When buying a new build home, you will need to create a snagging list. However, many people report often hearing their builders or construction companies referring to a punch list instead, sometimes interchangeably. If this is the case for you, we can help explain the difference between the two terms and what term you should be using.
What is a snagging list?
A snagging list is a list created during a snagging survey
, most commonly performed on a new build property. The aim of a snagging survey is to investigate the recently completed house for any faults are problems that need to be fixed by the developers and builders. These faults are referred to as ‘snags’ and are written down onto your snagging list. Snags found are usually small cosmetic or installation issues, but sometimes larger problems can be uncovered. The list of snags
will then be given to the builders who will work on eliminating the snags.
Find out more about when to use a snagging list
What is a punch list?
A punch list is a to-do list of sorts, detailing to a contractor what needs to be done to the house in order to make it meet the standards the buyer expects. It will be based on an inspection done by the buyer or a surveyor. It is called a punch list because it comes from the old-fashioned way of punching holes in an item on a list that was completed. Where the confusion lies, is the fact that a punch list is essentially the same as a snagging list.

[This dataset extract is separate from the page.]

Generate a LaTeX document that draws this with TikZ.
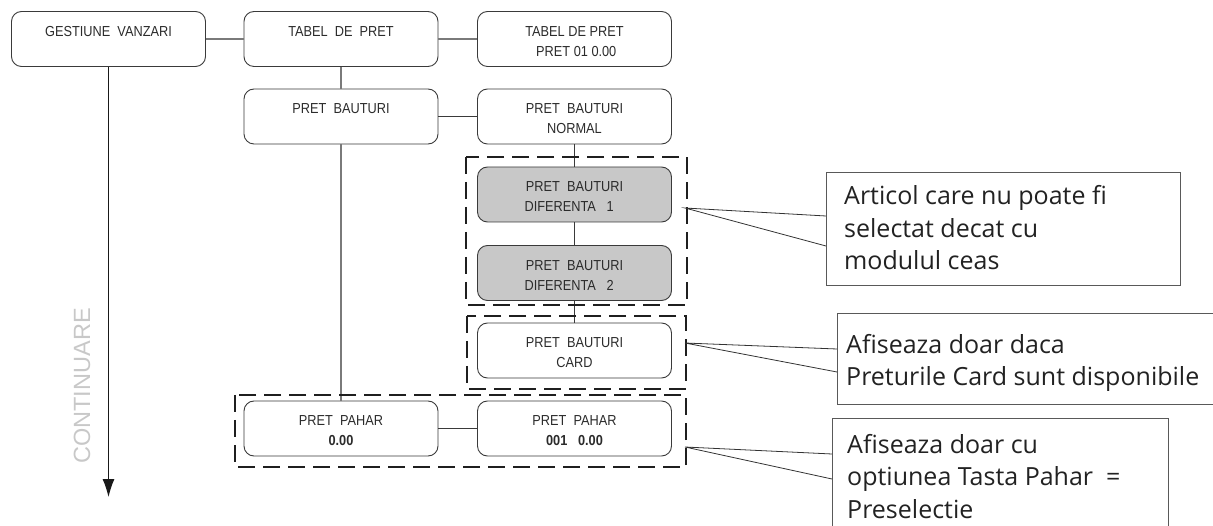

The important thing to remember is that punch list is terminology that is used outside of the UK. In the UK and Ireland (also Australia and New Zealand) the term snagging list is standard and will always be recognized. The confusion between the two terms often seems to arise when foreign, for example American, contractors or construction companies are used and therefore use the terminology they are used to.
What to remember?
If you are buying a new build home in the UK, you should always refer to this list as a snagging list. This is how it is referred to here, and it should always be recognised by those you are working with. It is useful, however, to know that this wording is not universal. Just remember, if your contractors or builders, for whatever reason, refer to a punch list- don’t panic, you are talking about the same thing!
If you are planning on relocating and purchasing a new build home abroad, it is worth being aware that there may be a change in terminology, not just here but at many points in the conveyancing process. The best thing to do is research the housing market in your desired new area before moving, so you wont be stuck in a language barrier.